Totally new here, and don't know much about tractors at all, so I need some help!! I have a Ford 4000 55 HP tractor with a front loader/bucket. When we use it for more than a few minutes at a time, this yellow/whitish fluid shows up on the area where the power shifter stick is (no idea what it's called) - the area on the "floor" of the tractor inbetween your feet where you shift gears. Any ideas what it is, or where it might be coming from?

Also, we think there is a hydraulic leak in one of the lines going to the lifter for the bucket. We just got a hay spear that attaches to the bucket, and it can't lift the bales (1200-1500lbs) off the ground - it can get them about inches off the ground, then the hydraulics "fail" and it starts dropping towards the ground and stretching the hydraulics and the bucket back down towards the ground. Is this because of a leak? I can get a picture of the part where the hose attaches if necessary.

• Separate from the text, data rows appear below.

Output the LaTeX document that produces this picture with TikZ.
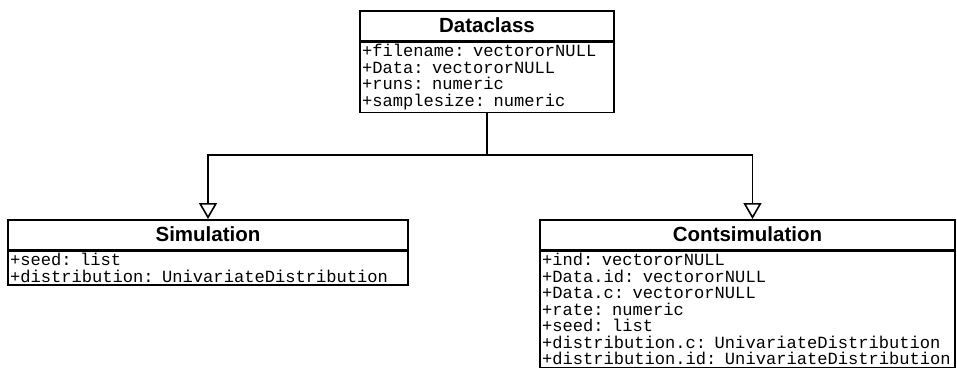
\documentclass[tikz,border=0pt]{standalone}
\usepackage{fontspec}
\usetikzlibrary{arrows.meta}
\newfontfamily\headfont{Liberation Sans}
\newfontfamily\attrfont{Liberation Mono}

\begin{document}
\begin{tikzpicture}[x=1pt, y=1pt, line width=1.6pt,
    class head/.style={draw, anchor=north, minimum height=29.5pt, inner sep=0pt,
        font=\headfont\bfseries\fontsize{20.5}{24}\selectfont},
    class body/.style={draw, anchor=north, align=left, inner xsep=2pt, inner ysep=2.5pt,
        font=\attrfont\fontsize{17.1}{16.5}\selectfont},
    inherits/.style={-{Triangle[open, length=16pt, width=18pt]}, line width=1.6pt}]

    \useasboundingbox (0,0) rectangle (957,-373);

    \node[class head, minimum width=254pt] at (487, -10) (dataclass) {Dataclass};
    \node[class body, text width=250pt] at (dataclass.south) (dataclass-attr)
        {+filename: vectororNULL\\+Data: vectororNULL\\+runs: numeric\\+samplesize: numeric};

    \node[class head, minimum width=400pt] at (208, -219) (sim) {Simulation};
    \node[class body, text width=396pt] at (sim.south) (sim-attr)
        {+seed: list\\+distribution: UnivariateDistribution};

    \node[class head, minimum width=415pt] at (747.5, -219) (cont) {Contsimulation};
    \node[class body, text width=411pt] at (cont.south) (cont-attr)
        {+ind: vectororNULL\\+Data.id: vectororNULL\\+Data.c: vectororNULL\\+rate: numeric\\+seed: list\\+distribution.c: UnivariateDistribution\\+distribution.id: UnivariateDistribution};

    \coordinate (split) at (dataclass-attr.south |- 0,-155);

    \draw[inherits] (dataclass-attr.south) -- (split) -| (sim.north);
    \draw[inherits] (dataclass-attr.south) -- (split) -| ([xshift=5pt]cont.north);
\end{tikzpicture}
\end{document}
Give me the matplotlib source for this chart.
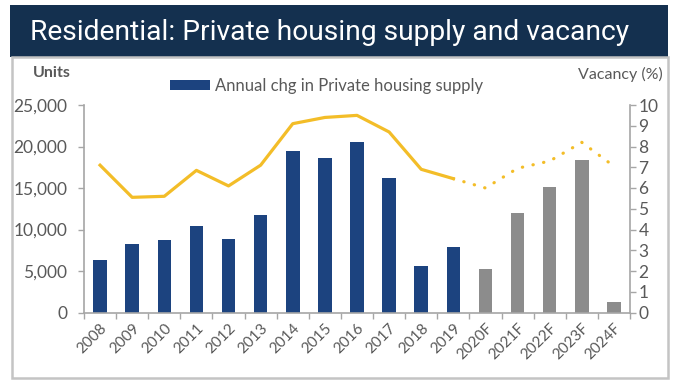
import matplotlib.pyplot as plt
from matplotlib.patches import Rectangle
import numpy as np

years = ['2008', '2009', '2010', '2011', '2012', '2013', '2014', '2015', '2016',
         '2017', '2018', '2019', '2020F', '2021F', '2022F', '2023F', '2024F']
supply = [6300, 8200, 8700, 10450, 8850, 11700, 19400, 18600, 20600,
          16200, 5600, 7950, 5200, 11950, 15150, 18400, 1300]
n_actual = 12
vacancy_actual = [7.1, 5.55, 5.6, 6.85, 6.1, 7.1, 9.1, 9.4, 9.5, 8.7, 6.9, 6.45]
vacancy_fcst = [6.45, 6.0, 6.95, 7.3, 8.2, 7.05]   # 2019 .. 2024F

navy = '#1c437f'
grey = '#8c8c8c'
gold = '#f3bd28'
txt = '#595959'
axcol = '#a6a6a6'

plt.rcParams['font.family'] = ['Lato', 'DejaVu Sans']

fig = plt.figure(figsize=(6.8, 3.86), dpi=100)

# title banner and frame
fig.patches.append(Rectangle((10/680, 1-57/386), 658/680, 52/386, transform=fig.transFigure,
                             facecolor='#14304f', edgecolor='none'))
fig.patches.append(Rectangle((12/680, 1-378/386), 656/680, 321/386, transform=fig.transFigure,
                             facecolor='none', edgecolor='#c4c4c4', lw=1.8))
fig.text(30/680, 1-32/386, 'Residential: Private housing supply and vacancy', color='white',
         fontsize=20.3, va='center', ha='left', family=['Roboto', 'DejaVu Sans'])

ax = fig.add_axes([84/680, 1-312.5/386, 546/680, 207.5/386])
x = np.arange(len(years))
cols = [navy] * n_actual + [grey] * (len(years) - n_actual)
bars = ax.bar(x, supply, width=0.42, color=cols)
ax.set_xlim(-0.5, len(years) - 0.5)
ax.set_ylim(0, 25000)
ax.set_yticks(range(0, 25001, 5000))
ax.set_yticklabels([f'{v:,}' for v in range(0, 25001, 5000)])
ax.set_xticks(x)
ax.set_xticklabels(years, rotation=45, ha='right', rotation_mode='anchor')
ax.set_xticks(np.arange(-0.5, len(years)), minor=True)
ax.tick_params(axis='x', which='major', length=0, pad=6, labelsize=11, labelcolor=txt)
ax.tick_params(axis='x', which='minor', length=4, color=axcol, width=1)
ax.tick_params(axis='y', length=4, color=axcol, width=1, labelsize=12.5, labelcolor=txt, pad=8)
for s in ['top', 'right']:
    ax.spines[s].set_visible(False)
for s in ['left', 'bottom']:
    ax.spines[s].set_color(axcol)
    ax.spines[s].set_linewidth(1.2)

ax2 = ax.twinx()
ax2.plot(x[:n_actual], vacancy_actual, color=gold, lw=2.3, solid_joinstyle='round')
ax2.plot(x[n_actual-1:], vacancy_fcst, color=gold, lw=2.3, linestyle=(0, (0.1, 3.3)),
         dash_capstyle='round')
ax2.set_ylim(0, 10)
ax2.set_yticks(range(0, 11))
ax2.tick_params(axis='y', length=4, color=axcol, width=1, labelsize=12.5, labelcolor=txt, pad=2)
for s in ['top', 'left', 'bottom']:
    ax2.spines[s].set_visible(False)
ax2.spines['right'].set_color(axcol)
ax2.spines['right'].set_linewidth(1.2)

fig.text(52/680, 1-73/386, 'Units', color=txt, fontsize=11.5, ha='center', va='center', fontweight='bold')
fig.text(663/680, 1-74/386, 'Vacancy (%)', color=txt, fontsize=11.5, ha='right', va='center')
ax.legend([bars[0]], ['Annual chg in Private housing supply'], loc='center left',
          bbox_to_anchor=(155/680, 1-86/386), bbox_transform=fig.transFigure, frameon=False,
          fontsize=12, labelcolor=txt, handlelength=2.4, handleheight=0.6, handletextpad=0.3)

fig.savefig('out.png', dpi=100)
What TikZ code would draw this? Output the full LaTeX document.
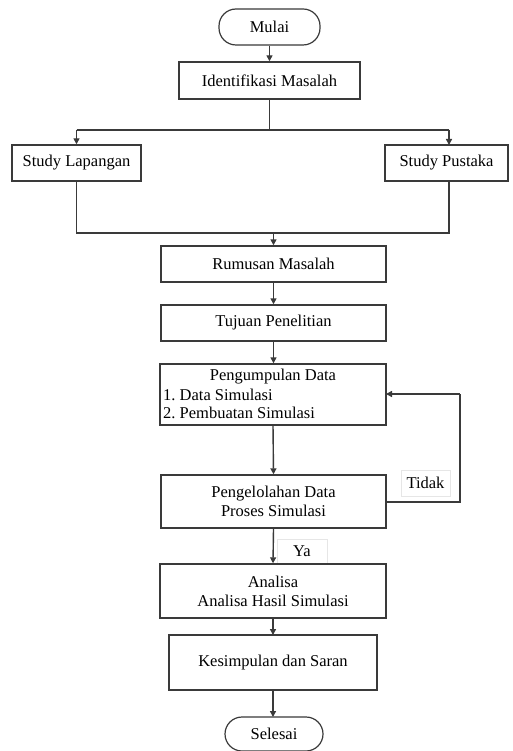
\documentclass[tikz,border=0pt]{standalone}
\usepackage{fontspec}
\setmainfont{Liberation Serif}
\usetikzlibrary{arrows.meta}
\definecolor{linec}{HTML}{3A3A3A}
\definecolor{labc}{HTML}{E6E6E6}
\tikzset{
  x=1pt, y=-1pt,
  every node/.style={font=\fontsize{16.5}{19}\selectfont, inner sep=0pt, align=center},
  boxx/.style={draw=linec, line width=1.4pt, fill=white},
  term/.style={draw=linec, line width=1.2pt, rounded corners=17pt, fill=white},
  conn/.style={draw=linec, line width=1.4pt},
  arr/.style={conn, -{Triangle[width=6pt,length=6pt]}},
  lab/.style={draw=labc, line width=0.8pt, fill=white}
}
\begin{document}
\begin{tikzpicture}
\useasboundingbox (0,0) rectangle (512,751);
\fill[white] (0,0) rectangle (512,751);
% nodes
\node[term, minimum width=101pt, minimum height=36pt] (mulai) at (269.5,27) {Mulai};
\node[boxx, minimum width=181pt, minimum height=37pt] (ident) at (269.5,80.5) {Identifikasi Masalah};
\node[boxx, minimum width=129pt, minimum height=36pt] (lap) at (76.5,163) {Study Lapangan};
\node[boxx, minimum width=123pt, minimum height=36pt] (pus) at (446.5,163) {Study Pustaka};
\node[boxx, minimum width=225pt, minimum height=36pt] (rum) at (273.5,264) {Rumusan Masalah};
\node[boxx, minimum width=225pt, minimum height=36pt] (tuj) at (273.5,323) {Tujuan Penelitian};
\node[boxx, minimum width=226pt, minimum height=61pt] (peng) at (273,394.5) {};
\node (pengA) at (273,377) {Pengumpulan Data};
\node[anchor=west] (pengB) at (163,395) {1.\ Data Simulasi};
\node[anchor=west] (pengC) at (163,413) {2.\ Pembuatan Simulasi};
\node[boxx, minimum width=225pt, minimum height=53pt] (pengel) at (273.5,501.5) {Pengelolahan Data\\Proses Simulasi};
\node[boxx, minimum width=226pt, minimum height=54pt] (ana) at (273,591) {Analisa\\Analisa Hasil Simulasi};
\node[boxx, minimum width=208pt, minimum height=55pt] (kes) at (273,662.5) {Kesimpulan dan Saran};
\node[term, minimum width=98pt, minimum height=34pt] (sel) at (274,734) {Selesai};
% connectors
\draw[arr] (mulai.south) -- (ident.north);
\coordinate (split) at (269.5,130);
\coordinate (splitL) at (76.5,130);
\coordinate (splitR) at (449,130);
\draw[conn] (ident.south) -- (split);
\draw[conn] (splitL) -- (splitR);
\draw[arr] (splitL) -- (lap.north);
\draw[arr] (splitR) -- (449,145);
\coordinate (joinL) at (76.5,233);
\coordinate (joinR) at (449,233);
\coordinate (join) at (273.5,233);
\draw[conn] (lap.south) -- (joinL) -- (joinR) -- (449,181);
\draw[arr] (join) -- (rum.north);
\draw[arr] (rum.south) -- (tuj.north);
\draw[arr] (tuj.south) -- (tuj.south |- peng.north);
\draw[arr] (273,425) -- (pengel.north);
\draw[arr] (pengel.south) -- (ana.north);
\draw[arr] (ana.south) -- (273,635);
\draw[arr] (kes.south) -- (273,717);
% feedback loop
\coordinate (fbA) at (460,502);
\coordinate (fbB) at (460,394);
\draw[conn] (pengel.east |- fbA) -- (fbA) -- (fbB);
\draw[arr] (fbB) -- (386,394);
% labels
\node[lab, minimum width=49pt, minimum height=26pt] (tidak) at (425.5,483) {Tidak};
\node[lab, minimum width=50pt, minimum height=24pt] (ya) at (302,551) {Ya};
\draw[conn] (ana.north west) -- (ana.north east);
\end{tikzpicture}
\end{document}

Thanks so much!! I look forward to learning a lot about my tractor from you all since I think probably everyone else on hear knows more than I do! All I know is I like my blue tractor.


----------



## marcus6701 (Dec 27, 2011)

The leak at the shifter would most likely be trans/hyd. fluid. Some tractors used the gear box fluid as part of the hyd. fluid. 
1200-1500 lbs may be too much weight. It may be causing the pressure relief valve in the pump to open after getting it up a few inches off the ground. A hyd. leak would create low pressure all the time limiting your lifting power all together. I think you need to check the hyd. pressure to see if its putting out the correct amount. What hyd line is leaking. Is it to the bucket or the main lift arms?


----------